◆ STATED PROBLEM: Give the material once more, word for word, without any images.

◆ DATA:
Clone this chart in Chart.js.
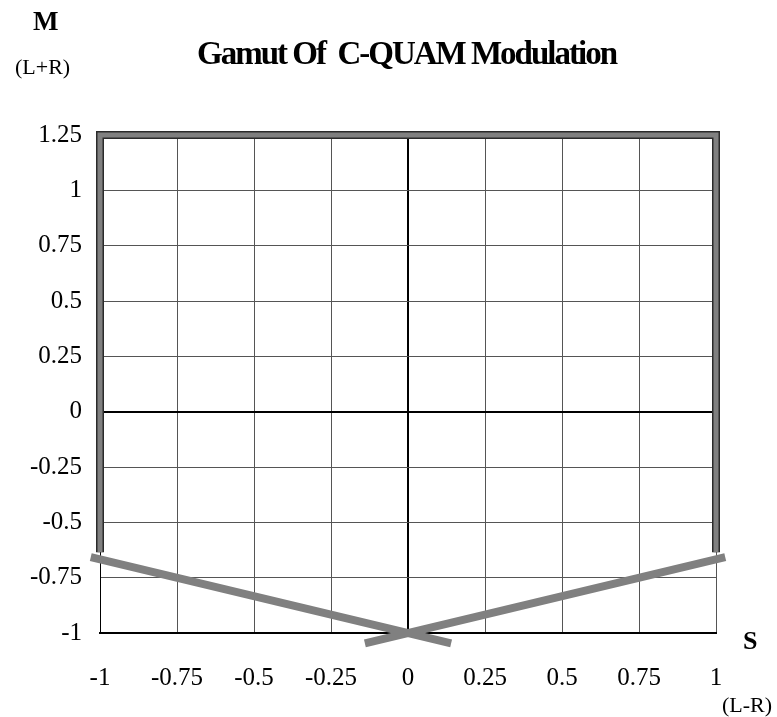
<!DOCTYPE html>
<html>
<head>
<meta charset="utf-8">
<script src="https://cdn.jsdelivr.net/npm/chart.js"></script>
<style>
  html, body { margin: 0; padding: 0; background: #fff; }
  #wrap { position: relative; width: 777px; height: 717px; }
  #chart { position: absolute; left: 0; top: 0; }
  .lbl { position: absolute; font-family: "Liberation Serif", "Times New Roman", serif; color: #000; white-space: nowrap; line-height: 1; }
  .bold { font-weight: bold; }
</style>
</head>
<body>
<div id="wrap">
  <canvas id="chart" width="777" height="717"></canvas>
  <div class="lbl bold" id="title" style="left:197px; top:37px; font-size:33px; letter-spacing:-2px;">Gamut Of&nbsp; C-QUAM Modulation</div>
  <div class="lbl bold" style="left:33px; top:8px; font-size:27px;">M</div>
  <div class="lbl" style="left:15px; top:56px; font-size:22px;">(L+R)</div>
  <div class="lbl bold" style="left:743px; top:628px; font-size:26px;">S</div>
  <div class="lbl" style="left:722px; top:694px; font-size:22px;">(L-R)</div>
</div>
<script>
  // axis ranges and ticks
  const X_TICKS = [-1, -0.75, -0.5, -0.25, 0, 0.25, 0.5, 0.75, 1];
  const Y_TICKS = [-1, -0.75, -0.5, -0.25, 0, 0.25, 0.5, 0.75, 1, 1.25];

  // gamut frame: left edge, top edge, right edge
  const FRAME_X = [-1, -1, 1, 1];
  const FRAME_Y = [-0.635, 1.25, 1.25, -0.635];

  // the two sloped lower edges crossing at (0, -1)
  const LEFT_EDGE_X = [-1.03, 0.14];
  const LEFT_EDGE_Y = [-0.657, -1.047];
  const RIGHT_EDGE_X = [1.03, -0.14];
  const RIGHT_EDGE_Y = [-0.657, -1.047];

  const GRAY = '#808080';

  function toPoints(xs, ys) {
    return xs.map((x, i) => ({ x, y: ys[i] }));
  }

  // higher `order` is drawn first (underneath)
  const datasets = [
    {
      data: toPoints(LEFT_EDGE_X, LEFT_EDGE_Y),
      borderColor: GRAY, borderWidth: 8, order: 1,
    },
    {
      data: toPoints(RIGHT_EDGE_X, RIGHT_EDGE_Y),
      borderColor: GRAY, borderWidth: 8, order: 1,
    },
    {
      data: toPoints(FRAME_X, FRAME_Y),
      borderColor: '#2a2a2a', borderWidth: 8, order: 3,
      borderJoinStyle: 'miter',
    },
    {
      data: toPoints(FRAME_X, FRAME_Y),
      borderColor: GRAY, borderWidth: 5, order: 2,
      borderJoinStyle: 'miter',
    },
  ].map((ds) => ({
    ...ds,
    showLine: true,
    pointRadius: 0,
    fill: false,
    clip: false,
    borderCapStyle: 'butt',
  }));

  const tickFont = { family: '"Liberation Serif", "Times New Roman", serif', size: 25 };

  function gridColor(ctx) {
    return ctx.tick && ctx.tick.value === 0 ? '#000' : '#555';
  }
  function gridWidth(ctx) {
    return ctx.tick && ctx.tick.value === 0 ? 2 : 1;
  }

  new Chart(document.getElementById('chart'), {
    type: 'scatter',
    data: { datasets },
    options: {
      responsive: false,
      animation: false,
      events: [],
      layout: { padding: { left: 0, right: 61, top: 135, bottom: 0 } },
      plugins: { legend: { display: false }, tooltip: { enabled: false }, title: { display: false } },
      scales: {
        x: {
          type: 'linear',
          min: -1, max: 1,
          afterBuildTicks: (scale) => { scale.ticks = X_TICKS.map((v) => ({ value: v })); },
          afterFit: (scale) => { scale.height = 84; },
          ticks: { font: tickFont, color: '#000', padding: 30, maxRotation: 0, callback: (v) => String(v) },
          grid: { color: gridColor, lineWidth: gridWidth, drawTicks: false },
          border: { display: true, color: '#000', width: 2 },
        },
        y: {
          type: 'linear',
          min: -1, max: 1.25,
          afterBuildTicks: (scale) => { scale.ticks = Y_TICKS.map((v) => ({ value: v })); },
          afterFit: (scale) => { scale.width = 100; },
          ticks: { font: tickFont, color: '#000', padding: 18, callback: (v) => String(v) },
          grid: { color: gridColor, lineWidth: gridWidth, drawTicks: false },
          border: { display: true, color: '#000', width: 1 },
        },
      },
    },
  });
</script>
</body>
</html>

◆ SOLVED EXERCISE:
Clone this chart in Chart.js.
<!DOCTYPE html>
<html>
<head>
<meta charset="utf-8">
<script src="https://cdn.jsdelivr.net/npm/chart.js"></script>
<style>
  html, body { margin: 0; padding: 0; background: #fff; }
  #wrap { position: relative; width: 777px; height: 717px; }
  #chart { position: absolute; left: 0; top: 0; }
  .lbl { position: absolute; font-family: "Liberation Serif", "Times New Roman", serif; color: #000; white-space: nowrap; line-height: 1; }
  .bold { font-weight: bold; }
</style>
</head>
<body>
<div id="wrap">
  <canvas id="chart" width="777" height="717"></canvas>
  <div class="lbl bold" id="title" style="left:197px; top:37px; font-size:33px; letter-spacing:-2px;">Gamut Of&nbsp; C-QUAM Modulation</div>
  <div class="lbl bold" style="left:33px; top:8px; font-size:27px;">M</div>
  <div class="lbl" style="left:15px; top:56px; font-size:22px;">(L+R)</div>
  <div class="lbl bold" style="left:743px; top:628px; font-size:26px;">S</div>
  <div class="lbl" style="left:722px; top:694px; font-size:22px;">(L-R)</div>
</div>
<script>
  // axis ranges and ticks
  const X_TICKS = [-1, -0.75, -0.5, -0.25, 0, 0.25, 0.5, 0.75, 1];
  const Y_TICKS = [-1, -0.75, -0.5, -0.25, 0, 0.25, 0.5, 0.75, 1, 1.25];

  // gamut frame: left edge, top edge, right edge
  const FRAME_X = [-1, -1, 1, 1];
  const FRAME_Y = [-0.635, 1.25, 1.25, -0.635];

  // the two sloped lower edges crossing at (0, -1)
  const LEFT_EDGE_X = [-1.03, 0.14];
  const LEFT_EDGE_Y = [-0.657, -1.047];
  const RIGHT_EDGE_X = [1.03, -0.14];
  const RIGHT_EDGE_Y = [-0.657, -1.047];

  const GRAY = '#808080';

  function toPoints(xs, ys) {
    return xs.map((x, i) => ({ x, y: ys[i] }));
  }

  // higher `order` is drawn first (underneath)
  const datasets = [
    {
      data: toPoints(LEFT_EDGE_X, LEFT_EDGE_Y),
      borderColor: GRAY, borderWidth: 8, order: 1,
    },
    {
      data: toPoints(RIGHT_EDGE_X, RIGHT_EDGE_Y),
      borderColor: GRAY, borderWidth: 8, order: 1,
    },
    {
      data: toPoints(FRAME_X, FRAME_Y),
      borderColor: '#2a2a2a', borderWidth: 8, order: 3,
      borderJoinStyle: 'miter',
    },
    {
      data: toPoints(FRAME_X, FRAME_Y),
      borderColor: GRAY, borderWidth: 5, order: 2,
      borderJoinStyle: 'miter',
    },
  ].map((ds) => ({
    ...ds,
    showLine: true,
    pointRadius: 0,
    fill: false,
    clip: false,
    borderCapStyle: 'butt',
  }));

  const tickFont = { family: '"Liberation Serif", "Times New Roman", serif', size: 25 };

  function gridColor(ctx) {
    return ctx.tick && ctx.tick.value === 0 ? '#000' : '#555';
  }
  function gridWidth(ctx) {
    return ctx.tick && ctx.tick.value === 0 ? 2 : 1;
  }

  new Chart(document.getElementById('chart'), {
    type: 'scatter',
    data: { datasets },
    options: {
      responsive: false,
      animation: false,
      events: [],
      layout: { padding: { left: 0, right: 61, top: 135, bottom: 0 } },
      plugins: { legend: { display: false }, tooltip: { enabled: false }, title: { display: false } },
      scales: {
        x: {
          type: 'linear',
          min: -1, max: 1,
          afterBuildTicks: (scale) => { scale.ticks = X_TICKS.map((v) => ({ value: v })); },
          afterFit: (scale) => { scale.height = 84; },
          ticks: { font: tickFont, color: '#000', padding: 30, maxRotation: 0, callback: (v) => String(v) },
          grid: { color: gridColor, lineWidth: gridWidth, drawTicks: false },
          border: { display: true, color: '#000', width: 2 },
        },
        y: {
          type: 'linear',
          min: -1, max: 1.25,
          afterBuildTicks: (scale) => { scale.ticks = Y_TICKS.map((v) => ({ value: v })); },
          afterFit: (scale) => { scale.width = 100; },
          ticks: { font: tickFont, color: '#000', padding: 18, callback: (v) => String(v) },
          grid: { color: gridColor, lineWidth: gridWidth, drawTicks: false },
          border: { display: true, color: '#000', width: 1 },
        },
      },
    },
  });
</script>
</body>
</html>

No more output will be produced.